DEQ’s assertion in response to public comments that “The Virginia General Assembly will also fund important resiliency and energy efficiency programs in future sessions” was not borne out in the 2023 Session of the General Assembly.[7]  No additional energy efficiency programs were proposed or funded.  The Governor’s Budget proposed diverting $11.4 million of RGGI revenues away from DHCD’s HIEE program, and the House version of the budget expanded that to $18 million.[8]  At the time of this writing, the budget has not been finalized.

RGGI is working, and Virginians support it.

RGGI has a well-established record of lowering carbon emissions in participating states without increasing energy bills or lowering state GDP compared to non-RGGI states.[9]  In spite of the monopoly status of Virginia’s utilities, RGGI’s design does influence their decisions about which type of energy to generate, based on its impact on bid prices on the PJM market.  RGGI is a much-needed additional source of funds for low-income energy efficiency in Virginia to lower both energy bills and carbon pollution.  Sixty-six percent of Virginia voters support staying in RGGI.[10] For the good of the Commonwealth, please keep Virginia in RGGI.

 

 



[1] Though RGGI has the co-benefit of lowering air pollutants other than carbon dioxide, RGGI alone is insufficient to regulate localized air pollution levels.
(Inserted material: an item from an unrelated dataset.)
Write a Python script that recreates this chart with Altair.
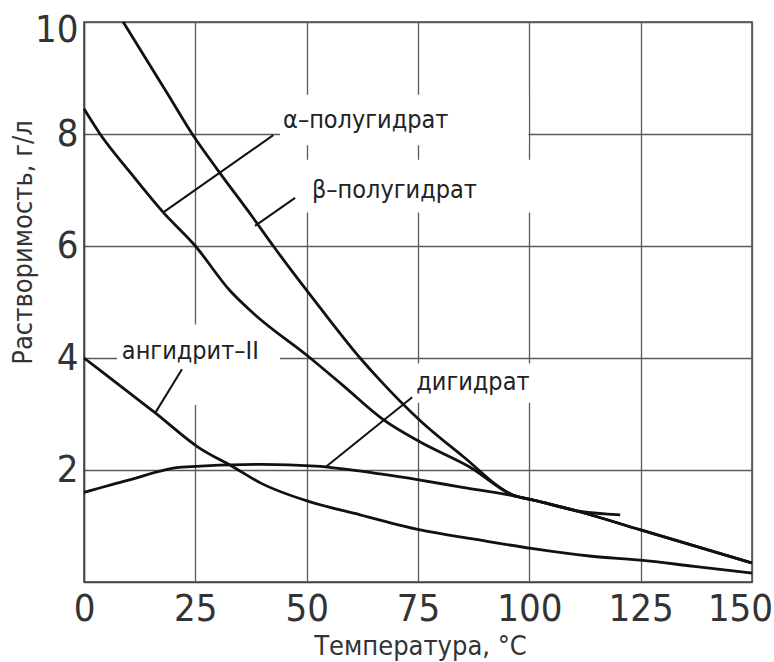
import altair as alt
import pandas as pd

FONT = "DejaVu Sans Condensed, Liberation Sans Narrow, DejaVu Sans, sans-serif"

# ---- data ----
beta_x = [8.8, 18.9, 24.3, 30, 38, 42.5, 53, 62, 66.5, 75.5, 85, 96.4, 101, 111.5, 125, 150]
beta_y = [10.0, 8.7, 8.0, 7.36, 6.5, 6.0, 4.9, 4.0, 3.6, 2.88, 2.25, 1.55, 1.46, 1.25, 0.93, 0.34]

alpha_x = [0, 3.6, 10, 17.8, 25, 32.8, 38, 50.8, 58, 67.2, 75.5, 86.7, 96.4, 101, 111.5, 125, 150]
alpha_y = [8.45, 8.0, 7.35, 6.6, 6.0, 5.2, 4.8, 4.0, 3.52, 2.9, 2.5, 2.05, 1.55, 1.46, 1.25, 0.93, 0.34]

dihyd_x = [0, 10, 22, 40, 52, 66.5, 75.5, 85, 95.7, 101, 111.5, 120.4]
dihyd_y = [1.6, 1.82, 2.05, 2.1, 2.07, 1.93, 1.82, 1.69, 1.55, 1.46, 1.26, 1.2]

anhyd_x = [0, 8, 16, 25.6, 33.6, 39.6, 50.8, 62, 75.5, 88, 100.4, 114, 125, 137, 150]
anhyd_y = [4.0, 3.51, 3.02, 2.41, 2.05, 1.77, 1.43, 1.2, 0.93, 0.76, 0.6, 0.46, 0.39, 0.28, 0.16]

x_ticks = [0, 25, 50, 75, 100, 125, 150]
y_ticks = [2, 4, 6, 8, 10]

labels = ["α–полугидрат", "β–полугидрат", "ангидрит–II", "дигидрат"]
label_x = [44.7, 51.2, 8.5, 74.6]
label_y = [8.25, 7.0, 4.13, 3.57]

# leader lines: label end -> curve point
lead_x = [42.5, 47.4, 22.0, 73.7]
lead_y = [7.98, 6.86, 3.8, 3.3]
lead_x2 = [17.8, 38.4, 16.0, 54.2]
lead_y2 = [6.6, 6.36, 3.02, 2.05]

# white label backgrounds (hide grid behind labels)
box_x = [44.0, 48.5, 7.4, 73.3]
box_x2 = [99.8, 101.3, 44.0, 101.3]
box_y = [7.8, 6.6, 3.16, 3.2]
box_y2 = [8.7, 7.54, 4.6, 3.9]

curves = pd.concat([
    pd.DataFrame({"t": beta_x, "s": beta_y, "series": "beta"}),
    pd.DataFrame({"t": alpha_x, "s": alpha_y, "series": "alpha"}),
    pd.DataFrame({"t": dihyd_x, "s": dihyd_y, "series": "dihydrate"}),
    pd.DataFrame({"t": anhyd_x, "s": anhyd_y, "series": "anhydrite"}),
], ignore_index=True)

lab_df = pd.DataFrame({"t": label_x, "s": label_y, "label": labels})
lead_df = pd.DataFrame({"t": lead_x, "s": lead_y, "t2": lead_x2, "s2": lead_y2})
box_df = pd.DataFrame({"t": box_x, "s": box_y, "t2": box_x2, "s2": box_y2})

xs = alt.Scale(domain=[0, 150], nice=False, zero=False)
ys = alt.Scale(domain=[0, 10], nice=False, zero=False)

x_axis = alt.Axis(
    values=x_ticks, grid=True, ticks=False, tickSize=0,
    labelFontSize=38, labelPadding=8, labelFlush=False,
    labelOffset={"condition": {"test": "datum.value == 150", "value": -12}, "value": 0},
    titleX=336, titleY=72, titleAlign="center", titleBaseline="alphabetic",
    titleFontSize=27,
)
y_axis = alt.Axis(
    values=y_ticks, grid=True, ticks=False, tickSize=0,
    labelFontSize=38, labelPadding=6,
    labelOffset={"condition": {"test": "datum.value == 10", "value": 8}, "value": 0},
    titleX=-53, titleY=220, titleAngle=-90, titleAlign="center",
    titleBaseline="alphabetic", titleFontSize=27,
)

X = alt.X("t:Q", scale=xs, axis=x_axis, title="Температура,  °C")
Y = alt.Y("s:Q", scale=ys, axis=y_axis, title="Растворимость, г/л")

boxes = alt.Chart(box_df).mark_rect(color="white", opacity=1).encode(
    x=X, x2="t2:Q", y=Y, y2="s2:Q"
)

lines = alt.Chart(curves).mark_line(
    color="#111", strokeWidth=2.8, interpolate="monotone"
).encode(x=X, y=Y, detail="series:N")

leaders = alt.Chart(lead_df).mark_rule(color="#111", strokeWidth=2).encode(
    x=X, y=Y, x2="t2:Q", y2="s2:Q"
)

texts = alt.Chart(lab_df).mark_text(
    align="left", baseline="middle", font=FONT, fontSize=25, color="#222"
).encode(x=X, y=Y, text="label:N")

chart = alt.layer(boxes, lines, leaders, texts).properties(
    width=668, height=560,
    autosize=alt.AutoSizeParams(type="none"),
    padding={"left": 84, "top": 22, "right": 22, "bottom": 80},
    background="white",
).configure_axis(
    labelFont=FONT, titleFont=FONT, labelColor="#333", titleColor="#333",
    titleFontWeight="normal", gridColor="#5a5a5a", gridWidth=1.3, gridOpacity=1,
    domainColor="#444", domainWidth=1.5,
).configure_view(stroke="#444", strokeWidth=1.5)

chart.save("out.html", embed_options={"renderer": "svg", "actions": False})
Virginia has the responsibility to ensure that local levels of other air pollutants are healthy for all Virginians.

[2] While there are many details to the mechanics of the RGGI program, this is the essence of how it works.

[3] Vogelsong, Sarah (March 18, 2022) “Youngkin Says RGGI Won’t Cut Emissions. Critics Say His Own Report Shows He’s Wrong.” Virginia Mercury. March 18, 2022. https://www.virginiamercury.com/2022/03/18/youngkin-says-carbon-market-wont-work-to-cut-emissions-critics-say-his-own-report-shows-hes-wrong/.

 

Matzen, Jeffery (Dec 6, 2021) Direct Testimony of Jeffrey D. Matzen on Behalf of Virginia Electric and Power Company Before the State Corporation Commission of Virginia CASE NO. PUR-2021-00281

https://scc.virginia.gov/docketsearch/DOCS/65%40801!.PDF 

“Q. Did Virginia joining RGGI affect the dispatch of the Company’s generation units?
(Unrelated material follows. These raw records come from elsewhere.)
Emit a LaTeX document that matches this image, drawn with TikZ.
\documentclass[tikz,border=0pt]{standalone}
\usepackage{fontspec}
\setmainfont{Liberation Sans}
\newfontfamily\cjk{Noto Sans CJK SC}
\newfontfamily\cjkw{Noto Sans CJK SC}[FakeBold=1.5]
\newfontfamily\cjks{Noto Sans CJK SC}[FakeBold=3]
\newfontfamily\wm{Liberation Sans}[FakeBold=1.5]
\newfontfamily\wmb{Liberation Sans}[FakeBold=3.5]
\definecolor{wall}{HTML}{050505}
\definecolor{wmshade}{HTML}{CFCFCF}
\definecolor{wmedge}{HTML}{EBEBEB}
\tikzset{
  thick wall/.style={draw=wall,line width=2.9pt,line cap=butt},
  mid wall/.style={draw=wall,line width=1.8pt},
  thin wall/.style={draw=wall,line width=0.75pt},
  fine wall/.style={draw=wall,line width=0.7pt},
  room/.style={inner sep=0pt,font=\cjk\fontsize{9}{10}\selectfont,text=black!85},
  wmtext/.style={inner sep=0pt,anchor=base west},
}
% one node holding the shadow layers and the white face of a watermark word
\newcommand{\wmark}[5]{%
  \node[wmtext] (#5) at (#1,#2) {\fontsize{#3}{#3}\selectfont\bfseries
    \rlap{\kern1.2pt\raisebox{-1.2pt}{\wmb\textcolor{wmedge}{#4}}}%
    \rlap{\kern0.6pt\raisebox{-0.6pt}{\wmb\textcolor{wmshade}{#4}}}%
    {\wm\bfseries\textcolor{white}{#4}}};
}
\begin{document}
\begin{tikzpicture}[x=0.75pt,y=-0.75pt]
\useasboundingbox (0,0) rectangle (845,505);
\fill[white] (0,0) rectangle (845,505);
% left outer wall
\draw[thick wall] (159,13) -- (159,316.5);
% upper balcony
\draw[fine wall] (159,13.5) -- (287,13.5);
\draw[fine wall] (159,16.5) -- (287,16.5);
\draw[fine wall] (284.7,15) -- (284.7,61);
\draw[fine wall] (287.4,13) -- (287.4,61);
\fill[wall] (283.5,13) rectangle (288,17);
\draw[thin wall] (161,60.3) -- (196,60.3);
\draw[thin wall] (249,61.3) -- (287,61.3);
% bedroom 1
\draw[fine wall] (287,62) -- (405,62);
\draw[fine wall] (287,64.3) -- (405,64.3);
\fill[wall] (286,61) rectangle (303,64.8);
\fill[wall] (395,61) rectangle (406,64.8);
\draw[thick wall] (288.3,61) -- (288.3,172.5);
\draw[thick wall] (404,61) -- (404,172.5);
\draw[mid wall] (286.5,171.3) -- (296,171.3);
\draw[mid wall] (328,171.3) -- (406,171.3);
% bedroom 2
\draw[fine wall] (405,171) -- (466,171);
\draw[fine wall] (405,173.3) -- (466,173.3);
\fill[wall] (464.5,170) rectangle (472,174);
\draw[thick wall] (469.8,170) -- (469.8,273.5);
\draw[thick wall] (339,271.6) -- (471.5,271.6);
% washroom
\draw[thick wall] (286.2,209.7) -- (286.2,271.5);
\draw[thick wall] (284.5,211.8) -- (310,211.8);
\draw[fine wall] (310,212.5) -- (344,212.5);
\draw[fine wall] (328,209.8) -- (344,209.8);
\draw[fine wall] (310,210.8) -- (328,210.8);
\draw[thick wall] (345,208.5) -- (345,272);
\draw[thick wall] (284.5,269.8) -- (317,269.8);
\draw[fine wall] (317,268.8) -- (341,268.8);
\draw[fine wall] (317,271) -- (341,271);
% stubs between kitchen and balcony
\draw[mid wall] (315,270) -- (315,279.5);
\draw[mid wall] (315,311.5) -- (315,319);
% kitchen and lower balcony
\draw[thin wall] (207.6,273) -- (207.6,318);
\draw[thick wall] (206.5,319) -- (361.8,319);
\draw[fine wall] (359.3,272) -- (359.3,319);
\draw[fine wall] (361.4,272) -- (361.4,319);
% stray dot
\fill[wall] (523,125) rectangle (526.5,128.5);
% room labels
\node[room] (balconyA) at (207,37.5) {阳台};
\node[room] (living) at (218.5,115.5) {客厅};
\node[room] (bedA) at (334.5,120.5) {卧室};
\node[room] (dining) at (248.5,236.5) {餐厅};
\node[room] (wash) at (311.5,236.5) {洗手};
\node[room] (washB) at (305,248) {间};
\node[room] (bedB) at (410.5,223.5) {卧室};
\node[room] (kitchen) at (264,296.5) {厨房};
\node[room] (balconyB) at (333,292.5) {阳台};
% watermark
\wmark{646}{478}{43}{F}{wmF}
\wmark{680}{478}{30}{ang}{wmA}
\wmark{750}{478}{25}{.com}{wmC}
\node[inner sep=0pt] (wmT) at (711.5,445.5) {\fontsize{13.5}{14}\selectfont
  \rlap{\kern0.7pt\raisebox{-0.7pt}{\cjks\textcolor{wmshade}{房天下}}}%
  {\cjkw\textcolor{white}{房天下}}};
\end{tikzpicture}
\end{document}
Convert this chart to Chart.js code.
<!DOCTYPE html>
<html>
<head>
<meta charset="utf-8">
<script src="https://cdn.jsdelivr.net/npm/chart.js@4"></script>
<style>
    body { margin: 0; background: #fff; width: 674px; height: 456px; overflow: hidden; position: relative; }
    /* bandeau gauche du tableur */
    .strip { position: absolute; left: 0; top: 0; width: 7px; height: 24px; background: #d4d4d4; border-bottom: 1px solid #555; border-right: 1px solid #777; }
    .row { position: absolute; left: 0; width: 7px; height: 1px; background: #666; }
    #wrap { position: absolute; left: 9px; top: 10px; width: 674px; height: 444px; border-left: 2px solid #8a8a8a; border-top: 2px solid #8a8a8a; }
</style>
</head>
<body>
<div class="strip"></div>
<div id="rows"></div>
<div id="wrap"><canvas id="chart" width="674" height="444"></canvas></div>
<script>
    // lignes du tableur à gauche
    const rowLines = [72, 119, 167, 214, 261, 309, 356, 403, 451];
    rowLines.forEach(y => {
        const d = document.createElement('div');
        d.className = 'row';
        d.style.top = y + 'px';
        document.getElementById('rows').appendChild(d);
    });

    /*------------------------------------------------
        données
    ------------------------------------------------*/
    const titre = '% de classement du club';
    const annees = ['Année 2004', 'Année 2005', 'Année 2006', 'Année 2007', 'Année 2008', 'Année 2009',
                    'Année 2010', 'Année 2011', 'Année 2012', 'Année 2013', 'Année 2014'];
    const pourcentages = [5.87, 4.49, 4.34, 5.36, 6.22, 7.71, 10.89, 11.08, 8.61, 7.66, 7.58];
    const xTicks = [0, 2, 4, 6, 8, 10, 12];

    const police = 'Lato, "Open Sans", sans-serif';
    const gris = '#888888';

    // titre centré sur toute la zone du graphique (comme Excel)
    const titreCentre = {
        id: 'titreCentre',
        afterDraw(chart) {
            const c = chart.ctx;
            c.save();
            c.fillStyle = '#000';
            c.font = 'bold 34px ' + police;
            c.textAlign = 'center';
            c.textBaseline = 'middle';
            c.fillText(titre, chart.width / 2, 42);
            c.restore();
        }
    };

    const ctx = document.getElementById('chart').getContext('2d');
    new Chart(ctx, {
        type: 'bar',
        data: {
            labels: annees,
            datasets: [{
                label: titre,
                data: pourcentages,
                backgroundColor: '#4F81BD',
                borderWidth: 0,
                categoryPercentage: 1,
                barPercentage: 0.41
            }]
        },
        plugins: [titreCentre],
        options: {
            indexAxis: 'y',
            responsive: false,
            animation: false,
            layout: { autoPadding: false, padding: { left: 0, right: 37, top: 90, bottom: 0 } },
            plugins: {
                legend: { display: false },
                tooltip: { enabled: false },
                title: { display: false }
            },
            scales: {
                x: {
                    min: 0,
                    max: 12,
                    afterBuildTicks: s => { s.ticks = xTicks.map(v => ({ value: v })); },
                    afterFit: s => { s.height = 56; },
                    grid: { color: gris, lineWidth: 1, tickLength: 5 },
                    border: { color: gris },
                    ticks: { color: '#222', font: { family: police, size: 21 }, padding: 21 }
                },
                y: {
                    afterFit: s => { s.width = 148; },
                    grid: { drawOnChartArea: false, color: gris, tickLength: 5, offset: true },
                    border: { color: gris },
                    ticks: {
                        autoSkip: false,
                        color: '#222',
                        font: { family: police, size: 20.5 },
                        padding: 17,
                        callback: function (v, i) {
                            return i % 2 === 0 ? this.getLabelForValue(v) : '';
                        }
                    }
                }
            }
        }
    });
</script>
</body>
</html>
 A. Yes, it did. Regulated sources (i.e., the Company’s carbon-emitting generating units that are subject to RGGI) must purchase a CO2 allowance for every CO2 short ton emitted during a specific compliance period. Therefore, a CO2 cost is added to Virginia regulated fossil units in both the PJM Interconnection, LLC bids and the PLEXOS forecasting model. All else equal, adding the cost of CO2 allowances to carbon-emitting generating units that are subject to RGGI results in those units dispatching less.”

[4] Pitt, Damian, et. al (January, 2023). Investing In Virginia Through Energy Efficiency: An Analysis of the Impacts of RGGI and the

 HIEE Program. https://rampages.us/wilderresearch/wp-content/uploads/sites/37363/2023/01/Pitt-et-al.-2023-Analysis-of-the-Impacts-of-RGGI-and-the-HIEE-Program-1.pdf

[5] Ibid.

[6] Ibid., adjusted to 2022 dollars

[7] DEQ (Dec 7, 2022) Proposed Regulation Agency Background Document, Repeal CO2 Budget Trading Program as required by

Executive Order 9 (Revision A22). https://townhall.virginia.gov/L/GetFile.cfm?File=1\6082\9879\AgencyStatement_DEQ_9879_v1.pdf page 11

[8] 2023 Budget Amendment HB1400(Committee Approved) Item 114 #1h

https://budget.lis.virginia.gov/amendment/2023/1/HB1400/Introduced/CA/114/1h/

[9] Acadia Center. (2019) The Regional Greenhouse Gas Initiative: 10 Years in Review.

https://acadiacenter.org/wp-content/uploads/2019/09/Acadia-Center_RGGI_10-Years-in-Review_2019-09-17.pdf

[10] Watson Center (January 27, 2023) State of the Commonwealth 2023.